Begin

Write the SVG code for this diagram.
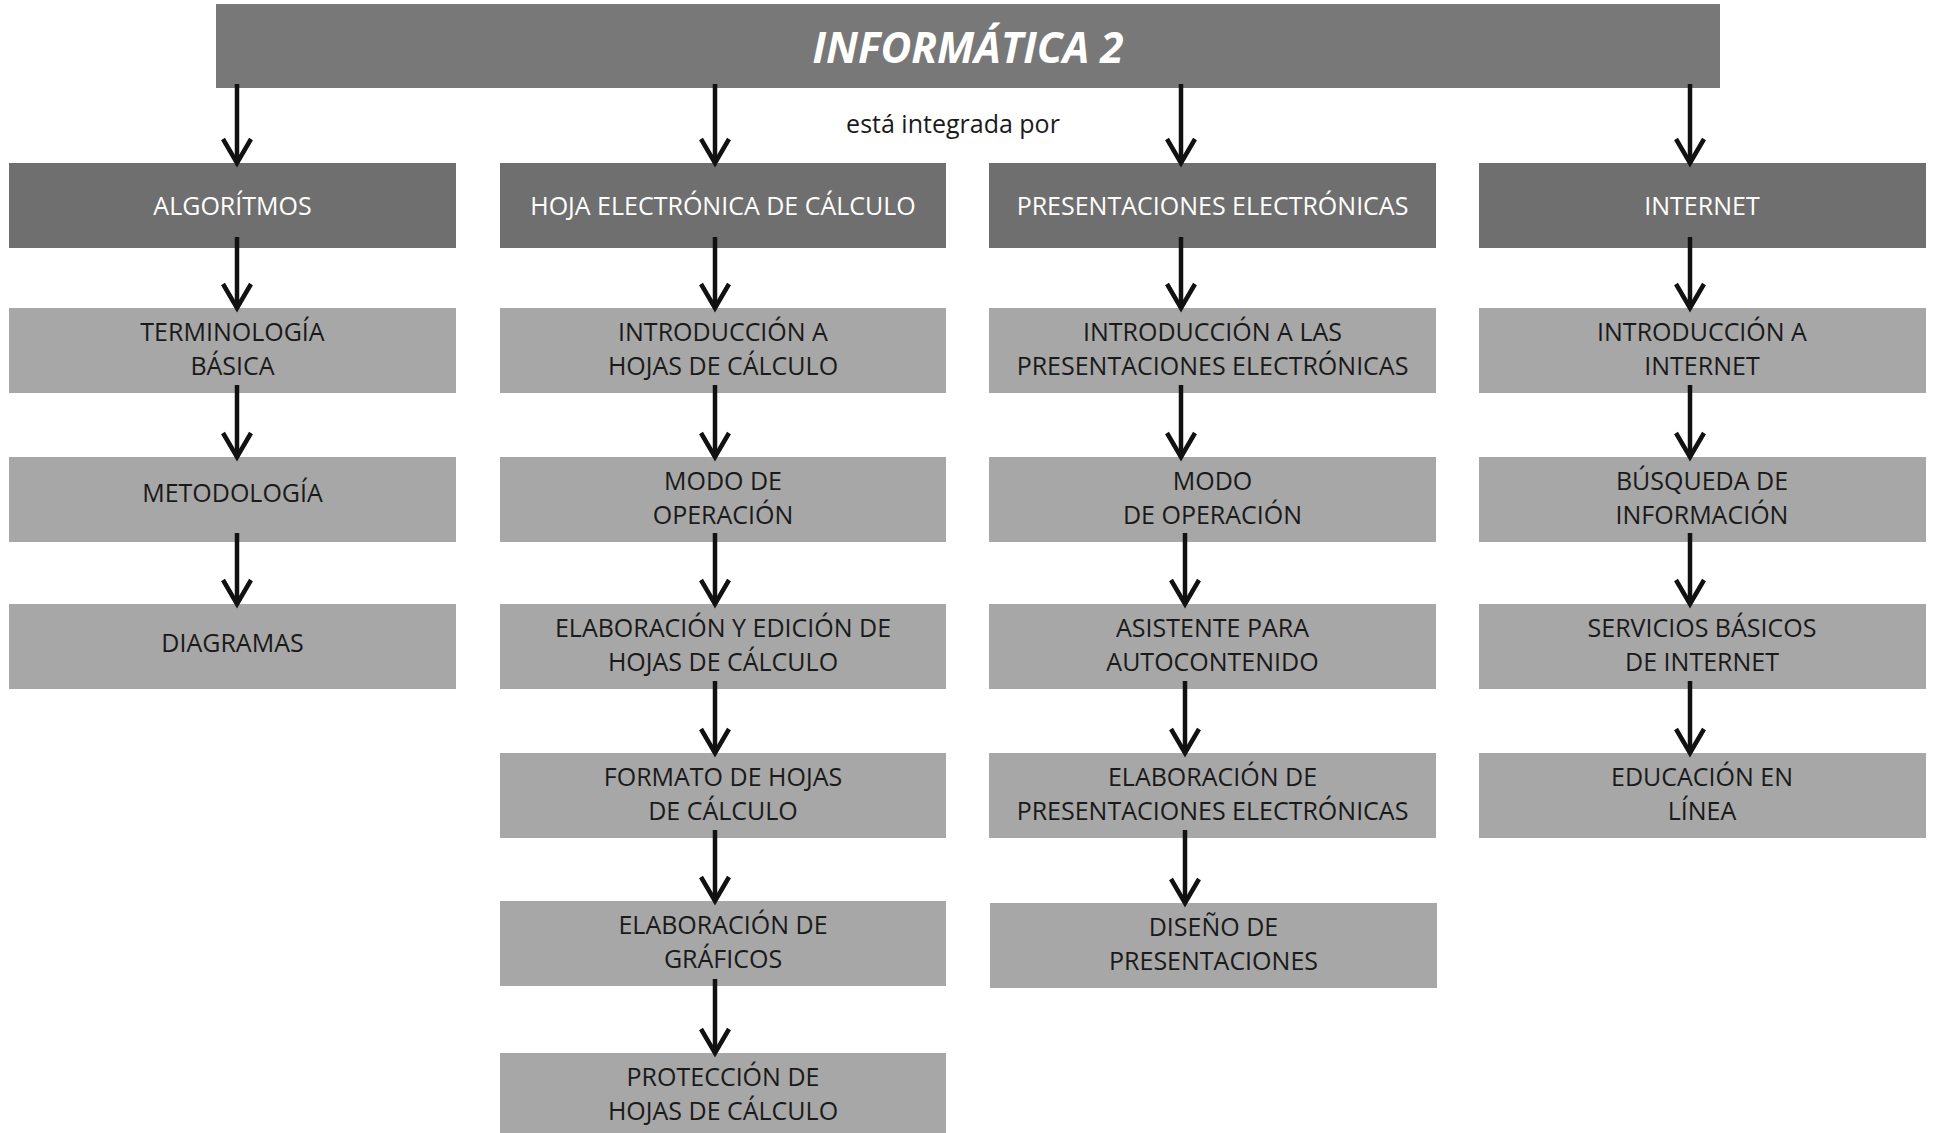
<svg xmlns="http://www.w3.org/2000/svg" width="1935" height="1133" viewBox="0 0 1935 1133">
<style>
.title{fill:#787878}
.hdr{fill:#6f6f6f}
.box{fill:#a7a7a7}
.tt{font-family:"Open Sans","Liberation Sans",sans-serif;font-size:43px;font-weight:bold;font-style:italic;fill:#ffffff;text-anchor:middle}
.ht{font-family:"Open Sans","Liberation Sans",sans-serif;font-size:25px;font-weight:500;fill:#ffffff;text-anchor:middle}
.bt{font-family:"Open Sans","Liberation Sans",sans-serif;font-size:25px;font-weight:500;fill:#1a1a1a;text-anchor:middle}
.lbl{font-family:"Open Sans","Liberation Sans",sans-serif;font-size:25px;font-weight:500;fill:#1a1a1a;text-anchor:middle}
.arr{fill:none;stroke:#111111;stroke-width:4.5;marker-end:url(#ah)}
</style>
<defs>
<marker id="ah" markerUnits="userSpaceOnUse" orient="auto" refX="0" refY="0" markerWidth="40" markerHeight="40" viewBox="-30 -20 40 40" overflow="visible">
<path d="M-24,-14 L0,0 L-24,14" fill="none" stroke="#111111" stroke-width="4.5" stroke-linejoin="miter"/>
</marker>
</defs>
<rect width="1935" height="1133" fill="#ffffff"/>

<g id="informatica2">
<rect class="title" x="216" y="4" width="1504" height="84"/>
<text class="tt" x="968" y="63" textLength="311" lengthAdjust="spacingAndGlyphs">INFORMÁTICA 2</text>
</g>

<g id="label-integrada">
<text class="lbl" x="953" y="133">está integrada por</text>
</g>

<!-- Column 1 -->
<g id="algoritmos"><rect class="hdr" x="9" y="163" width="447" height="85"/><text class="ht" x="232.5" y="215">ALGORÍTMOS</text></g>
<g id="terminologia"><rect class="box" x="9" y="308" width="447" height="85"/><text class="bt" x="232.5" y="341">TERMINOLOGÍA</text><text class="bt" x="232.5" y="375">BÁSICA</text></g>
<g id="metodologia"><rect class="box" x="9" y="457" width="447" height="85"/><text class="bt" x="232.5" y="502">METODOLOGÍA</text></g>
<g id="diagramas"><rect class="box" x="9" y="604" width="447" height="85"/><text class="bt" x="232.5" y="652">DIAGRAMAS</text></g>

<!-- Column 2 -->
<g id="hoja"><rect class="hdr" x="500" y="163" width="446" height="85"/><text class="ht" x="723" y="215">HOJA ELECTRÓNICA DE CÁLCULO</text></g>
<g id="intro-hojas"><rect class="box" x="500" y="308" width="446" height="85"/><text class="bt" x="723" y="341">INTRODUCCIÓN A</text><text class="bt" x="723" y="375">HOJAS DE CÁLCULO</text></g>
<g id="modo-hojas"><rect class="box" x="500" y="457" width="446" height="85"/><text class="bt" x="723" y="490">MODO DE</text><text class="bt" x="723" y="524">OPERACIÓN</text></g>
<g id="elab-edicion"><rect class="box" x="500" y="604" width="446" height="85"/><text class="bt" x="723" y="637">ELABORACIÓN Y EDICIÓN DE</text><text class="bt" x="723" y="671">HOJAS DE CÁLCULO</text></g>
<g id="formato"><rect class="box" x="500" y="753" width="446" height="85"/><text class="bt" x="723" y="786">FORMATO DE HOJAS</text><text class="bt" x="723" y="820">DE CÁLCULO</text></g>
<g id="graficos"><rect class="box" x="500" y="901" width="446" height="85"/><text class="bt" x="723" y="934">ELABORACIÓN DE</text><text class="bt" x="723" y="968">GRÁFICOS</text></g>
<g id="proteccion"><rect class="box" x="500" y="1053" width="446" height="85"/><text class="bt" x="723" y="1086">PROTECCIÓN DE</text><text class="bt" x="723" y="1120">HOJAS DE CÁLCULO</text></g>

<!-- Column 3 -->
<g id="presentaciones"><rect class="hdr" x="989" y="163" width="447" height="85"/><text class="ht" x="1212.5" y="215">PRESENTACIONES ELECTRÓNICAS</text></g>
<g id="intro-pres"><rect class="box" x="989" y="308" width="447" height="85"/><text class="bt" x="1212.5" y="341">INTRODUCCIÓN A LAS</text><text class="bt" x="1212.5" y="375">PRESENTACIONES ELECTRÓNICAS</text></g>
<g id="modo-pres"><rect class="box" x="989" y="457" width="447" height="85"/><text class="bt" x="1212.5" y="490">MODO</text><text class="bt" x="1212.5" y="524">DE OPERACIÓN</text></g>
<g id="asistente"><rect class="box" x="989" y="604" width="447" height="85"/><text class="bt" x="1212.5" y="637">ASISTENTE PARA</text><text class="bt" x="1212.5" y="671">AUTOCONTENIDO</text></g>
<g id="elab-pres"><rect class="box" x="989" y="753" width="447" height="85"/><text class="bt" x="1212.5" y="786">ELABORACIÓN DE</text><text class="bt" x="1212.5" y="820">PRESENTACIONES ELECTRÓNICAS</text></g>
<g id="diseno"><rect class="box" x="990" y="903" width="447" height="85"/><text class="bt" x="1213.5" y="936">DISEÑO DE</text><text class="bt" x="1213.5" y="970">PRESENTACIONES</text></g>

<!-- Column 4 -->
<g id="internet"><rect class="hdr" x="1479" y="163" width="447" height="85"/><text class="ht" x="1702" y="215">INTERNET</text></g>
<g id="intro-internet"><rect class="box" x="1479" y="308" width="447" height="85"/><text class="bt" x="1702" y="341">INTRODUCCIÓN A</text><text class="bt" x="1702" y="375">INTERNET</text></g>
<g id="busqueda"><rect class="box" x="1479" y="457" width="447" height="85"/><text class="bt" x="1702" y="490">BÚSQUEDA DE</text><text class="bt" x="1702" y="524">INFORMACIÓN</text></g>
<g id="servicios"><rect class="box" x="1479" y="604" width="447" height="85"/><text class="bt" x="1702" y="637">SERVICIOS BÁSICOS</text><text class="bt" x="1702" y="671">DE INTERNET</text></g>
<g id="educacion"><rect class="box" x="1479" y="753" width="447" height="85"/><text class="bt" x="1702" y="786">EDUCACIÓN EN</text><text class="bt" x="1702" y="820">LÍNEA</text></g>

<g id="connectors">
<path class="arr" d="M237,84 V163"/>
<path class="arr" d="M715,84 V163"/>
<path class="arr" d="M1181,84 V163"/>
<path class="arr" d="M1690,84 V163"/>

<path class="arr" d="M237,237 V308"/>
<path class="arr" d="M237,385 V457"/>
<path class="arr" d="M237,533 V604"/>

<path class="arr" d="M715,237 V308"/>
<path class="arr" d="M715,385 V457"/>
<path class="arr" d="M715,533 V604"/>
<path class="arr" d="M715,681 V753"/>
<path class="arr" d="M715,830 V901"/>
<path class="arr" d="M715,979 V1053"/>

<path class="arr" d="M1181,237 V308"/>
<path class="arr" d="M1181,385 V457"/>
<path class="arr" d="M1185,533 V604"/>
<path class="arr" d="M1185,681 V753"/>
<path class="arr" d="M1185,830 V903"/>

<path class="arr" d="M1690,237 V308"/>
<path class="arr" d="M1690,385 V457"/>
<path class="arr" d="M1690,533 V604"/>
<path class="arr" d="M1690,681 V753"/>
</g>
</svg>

End

In your copy, leave out the pictures and reproduce the material above exactly.

§ **TASK RESULT**
Write the SVG code for this diagram.
<svg xmlns="http://www.w3.org/2000/svg" width="1935" height="1133" viewBox="0 0 1935 1133">
<style>
.title{fill:#787878}
.hdr{fill:#6f6f6f}
.box{fill:#a7a7a7}
.tt{font-family:"Open Sans","Liberation Sans",sans-serif;font-size:43px;font-weight:bold;font-style:italic;fill:#ffffff;text-anchor:middle}
.ht{font-family:"Open Sans","Liberation Sans",sans-serif;font-size:25px;font-weight:500;fill:#ffffff;text-anchor:middle}
.bt{font-family:"Open Sans","Liberation Sans",sans-serif;font-size:25px;font-weight:500;fill:#1a1a1a;text-anchor:middle}
.lbl{font-family:"Open Sans","Liberation Sans",sans-serif;font-size:25px;font-weight:500;fill:#1a1a1a;text-anchor:middle}
.arr{fill:none;stroke:#111111;stroke-width:4.5;marker-end:url(#ah)}
</style>
<defs>
<marker id="ah" markerUnits="userSpaceOnUse" orient="auto" refX="0" refY="0" markerWidth="40" markerHeight="40" viewBox="-30 -20 40 40" overflow="visible">
<path d="M-24,-14 L0,0 L-24,14" fill="none" stroke="#111111" stroke-width="4.5" stroke-linejoin="miter"/>
</marker>
</defs>
<rect width="1935" height="1133" fill="#ffffff"/>

<g id="informatica2">
<rect class="title" x="216" y="4" width="1504" height="84"/>
<text class="tt" x="968" y="63" textLength="311" lengthAdjust="spacingAndGlyphs">INFORMÁTICA 2</text>
</g>

<g id="label-integrada">
<text class="lbl" x="953" y="133">está integrada por</text>
</g>

<!-- Column 1 -->
<g id="algoritmos"><rect class="hdr" x="9" y="163" width="447" height="85"/><text class="ht" x="232.5" y="215">ALGORÍTMOS</text></g>
<g id="terminologia"><rect class="box" x="9" y="308" width="447" height="85"/><text class="bt" x="232.5" y="341">TERMINOLOGÍA</text><text class="bt" x="232.5" y="375">BÁSICA</text></g>
<g id="metodologia"><rect class="box" x="9" y="457" width="447" height="85"/><text class="bt" x="232.5" y="502">METODOLOGÍA</text></g>
<g id="diagramas"><rect class="box" x="9" y="604" width="447" height="85"/><text class="bt" x="232.5" y="652">DIAGRAMAS</text></g>

<!-- Column 2 -->
<g id="hoja"><rect class="hdr" x="500" y="163" width="446" height="85"/><text class="ht" x="723" y="215">HOJA ELECTRÓNICA DE CÁLCULO</text></g>
<g id="intro-hojas"><rect class="box" x="500" y="308" width="446" height="85"/><text class="bt" x="723" y="341">INTRODUCCIÓN A</text><text class="bt" x="723" y="375">HOJAS DE CÁLCULO</text></g>
<g id="modo-hojas"><rect class="box" x="500" y="457" width="446" height="85"/><text class="bt" x="723" y="490">MODO DE</text><text class="bt" x="723" y="524">OPERACIÓN</text></g>
<g id="elab-edicion"><rect class="box" x="500" y="604" width="446" height="85"/><text class="bt" x="723" y="637">ELABORACIÓN Y EDICIÓN DE</text><text class="bt" x="723" y="671">HOJAS DE CÁLCULO</text></g>
<g id="formato"><rect class="box" x="500" y="753" width="446" height="85"/><text class="bt" x="723" y="786">FORMATO DE HOJAS</text><text class="bt" x="723" y="820">DE CÁLCULO</text></g>
<g id="graficos"><rect class="box" x="500" y="901" width="446" height="85"/><text class="bt" x="723" y="934">ELABORACIÓN DE</text><text class="bt" x="723" y="968">GRÁFICOS</text></g>
<g id="proteccion"><rect class="box" x="500" y="1053" width="446" height="85"/><text class="bt" x="723" y="1086">PROTECCIÓN DE</text><text class="bt" x="723" y="1120">HOJAS DE CÁLCULO</text></g>

<!-- Column 3 -->
<g id="presentaciones"><rect class="hdr" x="989" y="163" width="447" height="85"/><text class="ht" x="1212.5" y="215">PRESENTACIONES ELECTRÓNICAS</text></g>
<g id="intro-pres"><rect class="box" x="989" y="308" width="447" height="85"/><text class="bt" x="1212.5" y="341">INTRODUCCIÓN A LAS</text><text class="bt" x="1212.5" y="375">PRESENTACIONES ELECTRÓNICAS</text></g>
<g id="modo-pres"><rect class="box" x="989" y="457" width="447" height="85"/><text class="bt" x="1212.5" y="490">MODO</text><text class="bt" x="1212.5" y="524">DE OPERACIÓN</text></g>
<g id="asistente"><rect class="box" x="989" y="604" width="447" height="85"/><text class="bt" x="1212.5" y="637">ASISTENTE PARA</text><text class="bt" x="1212.5" y="671">AUTOCONTENIDO</text></g>
<g id="elab-pres"><rect class="box" x="989" y="753" width="447" height="85"/><text class="bt" x="1212.5" y="786">ELABORACIÓN DE</text><text class="bt" x="1212.5" y="820">PRESENTACIONES ELECTRÓNICAS</text></g>
<g id="diseno"><rect class="box" x="990" y="903" width="447" height="85"/><text class="bt" x="1213.5" y="936">DISEÑO DE</text><text class="bt" x="1213.5" y="970">PRESENTACIONES</text></g>

<!-- Column 4 -->
<g id="internet"><rect class="hdr" x="1479" y="163" width="447" height="85"/><text class="ht" x="1702" y="215">INTERNET</text></g>
<g id="intro-internet"><rect class="box" x="1479" y="308" width="447" height="85"/><text class="bt" x="1702" y="341">INTRODUCCIÓN A</text><text class="bt" x="1702" y="375">INTERNET</text></g>
<g id="busqueda"><rect class="box" x="1479" y="457" width="447" height="85"/><text class="bt" x="1702" y="490">BÚSQUEDA DE</text><text class="bt" x="1702" y="524">INFORMACIÓN</text></g>
<g id="servicios"><rect class="box" x="1479" y="604" width="447" height="85"/><text class="bt" x="1702" y="637">SERVICIOS BÁSICOS</text><text class="bt" x="1702" y="671">DE INTERNET</text></g>
<g id="educacion"><rect class="box" x="1479" y="753" width="447" height="85"/><text class="bt" x="1702" y="786">EDUCACIÓN EN</text><text class="bt" x="1702" y="820">LÍNEA</text></g>

<g id="connectors">
<path class="arr" d="M237,84 V163"/>
<path class="arr" d="M715,84 V163"/>
<path class="arr" d="M1181,84 V163"/>
<path class="arr" d="M1690,84 V163"/>

<path class="arr" d="M237,237 V308"/>
<path class="arr" d="M237,385 V457"/>
<path class="arr" d="M237,533 V604"/>

<path class="arr" d="M715,237 V308"/>
<path class="arr" d="M715,385 V457"/>
<path class="arr" d="M715,533 V604"/>
<path class="arr" d="M715,681 V753"/>
<path class="arr" d="M715,830 V901"/>
<path class="arr" d="M715,979 V1053"/>

<path class="arr" d="M1181,237 V308"/>
<path class="arr" d="M1181,385 V457"/>
<path class="arr" d="M1185,533 V604"/>
<path class="arr" d="M1185,681 V753"/>
<path class="arr" d="M1185,830 V903"/>

<path class="arr" d="M1690,237 V308"/>
<path class="arr" d="M1690,385 V457"/>
<path class="arr" d="M1690,533 V604"/>
<path class="arr" d="M1690,681 V753"/>
</g>
</svg>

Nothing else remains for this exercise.